I cannot show you a verse that states, "whoever does not believe that Jesus has been raised from the dead is condemned". Does the lack of this verse negate the need to believe in the resurrection of our Lord?
What do you think that "believing in Him/believing the gospel" entails? The gospel is the "good news" of the death, burial and resurrection of Christ (1 Corinthians 15:1-4) and is the power of God unto salvation to everyone that
BELIEVES.. (Romans 1:16). To
BELIEVE the gospel is to
trust in the death, burial and resurrection of Christ as the ALL-sufficient means of your salvation. Not trust in Christ + "water and works" for salvation -- "different gospel."
In 1 Corinthians 15:12-14, we read - But if it is preached that Christ has been raised from the dead, how can some of you say that there is no resurrection of the dead? 13 If there is no resurrection of the dead, then not even Christ has been raised. 14
And if Christ has not been raised, our preaching is useless and so is your faith.
In 2 Corinthians 4:3-4, we read - 3 But if our
gospel be hid, it is
hid to them that are lost: 4 In whom the
god of this world hath blinded the minds of them which believe not, lest the light of the glorious gospel of Christ, who is the image of God, should shine unto them.
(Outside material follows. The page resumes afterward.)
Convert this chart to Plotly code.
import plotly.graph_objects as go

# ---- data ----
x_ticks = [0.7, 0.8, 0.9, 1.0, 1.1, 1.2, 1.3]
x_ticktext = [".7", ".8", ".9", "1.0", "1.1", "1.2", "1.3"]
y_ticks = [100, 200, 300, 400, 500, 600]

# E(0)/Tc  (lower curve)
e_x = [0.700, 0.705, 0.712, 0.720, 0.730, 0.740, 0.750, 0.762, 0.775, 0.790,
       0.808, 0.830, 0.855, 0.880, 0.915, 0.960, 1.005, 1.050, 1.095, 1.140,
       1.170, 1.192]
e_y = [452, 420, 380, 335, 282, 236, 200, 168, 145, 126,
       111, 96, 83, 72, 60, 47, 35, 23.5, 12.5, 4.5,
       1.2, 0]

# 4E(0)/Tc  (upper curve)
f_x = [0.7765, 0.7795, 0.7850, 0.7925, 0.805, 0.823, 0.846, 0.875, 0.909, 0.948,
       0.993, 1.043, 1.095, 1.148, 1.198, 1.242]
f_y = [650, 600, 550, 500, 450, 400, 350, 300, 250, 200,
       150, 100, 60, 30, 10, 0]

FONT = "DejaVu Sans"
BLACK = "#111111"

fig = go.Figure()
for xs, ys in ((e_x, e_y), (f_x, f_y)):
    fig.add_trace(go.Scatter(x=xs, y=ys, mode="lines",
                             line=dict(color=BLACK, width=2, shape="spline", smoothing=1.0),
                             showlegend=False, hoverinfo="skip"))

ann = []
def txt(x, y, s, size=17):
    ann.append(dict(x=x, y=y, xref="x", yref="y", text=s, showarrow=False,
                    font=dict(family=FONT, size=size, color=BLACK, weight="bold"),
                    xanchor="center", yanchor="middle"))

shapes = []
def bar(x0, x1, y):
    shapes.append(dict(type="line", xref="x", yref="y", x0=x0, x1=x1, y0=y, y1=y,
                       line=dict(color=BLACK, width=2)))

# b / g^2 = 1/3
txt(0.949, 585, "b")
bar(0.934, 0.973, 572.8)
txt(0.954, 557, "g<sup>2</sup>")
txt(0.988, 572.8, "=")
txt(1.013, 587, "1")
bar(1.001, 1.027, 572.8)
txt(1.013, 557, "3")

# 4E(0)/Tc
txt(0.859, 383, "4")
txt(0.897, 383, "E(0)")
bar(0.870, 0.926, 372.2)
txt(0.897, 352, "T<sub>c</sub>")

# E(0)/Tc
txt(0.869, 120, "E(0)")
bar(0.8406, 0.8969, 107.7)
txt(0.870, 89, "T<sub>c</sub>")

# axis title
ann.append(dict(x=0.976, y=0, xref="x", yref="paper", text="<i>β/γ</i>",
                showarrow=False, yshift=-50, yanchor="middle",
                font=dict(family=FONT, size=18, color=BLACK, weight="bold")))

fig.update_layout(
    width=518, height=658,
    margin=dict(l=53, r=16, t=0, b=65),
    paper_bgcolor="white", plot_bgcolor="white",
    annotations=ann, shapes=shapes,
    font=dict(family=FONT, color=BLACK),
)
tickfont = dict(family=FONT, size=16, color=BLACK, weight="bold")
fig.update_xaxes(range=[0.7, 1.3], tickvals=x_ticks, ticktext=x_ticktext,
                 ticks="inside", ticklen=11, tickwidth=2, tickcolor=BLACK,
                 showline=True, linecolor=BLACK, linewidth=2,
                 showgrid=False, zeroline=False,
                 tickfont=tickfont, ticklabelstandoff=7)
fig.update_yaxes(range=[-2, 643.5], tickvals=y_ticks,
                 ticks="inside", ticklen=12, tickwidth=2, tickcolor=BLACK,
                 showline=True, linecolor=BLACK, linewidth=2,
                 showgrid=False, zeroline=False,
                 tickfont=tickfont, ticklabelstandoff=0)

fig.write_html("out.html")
Paul makes it clear that if we don't believe the gospel (which includes the resurrection of Christ) then we are lost. It's also not enough to simply believe "mental assent" that the death, burial and resurrection of Christ "happened." Even the demons believe that. *We must also
TRUST in the death, burial and resurrection of Christ as the ALL-sufficient means of our salvation. Trusting in "water and works" for salvation "in addition" to trusting in Christ renders Christ an IN-sufficient Savior.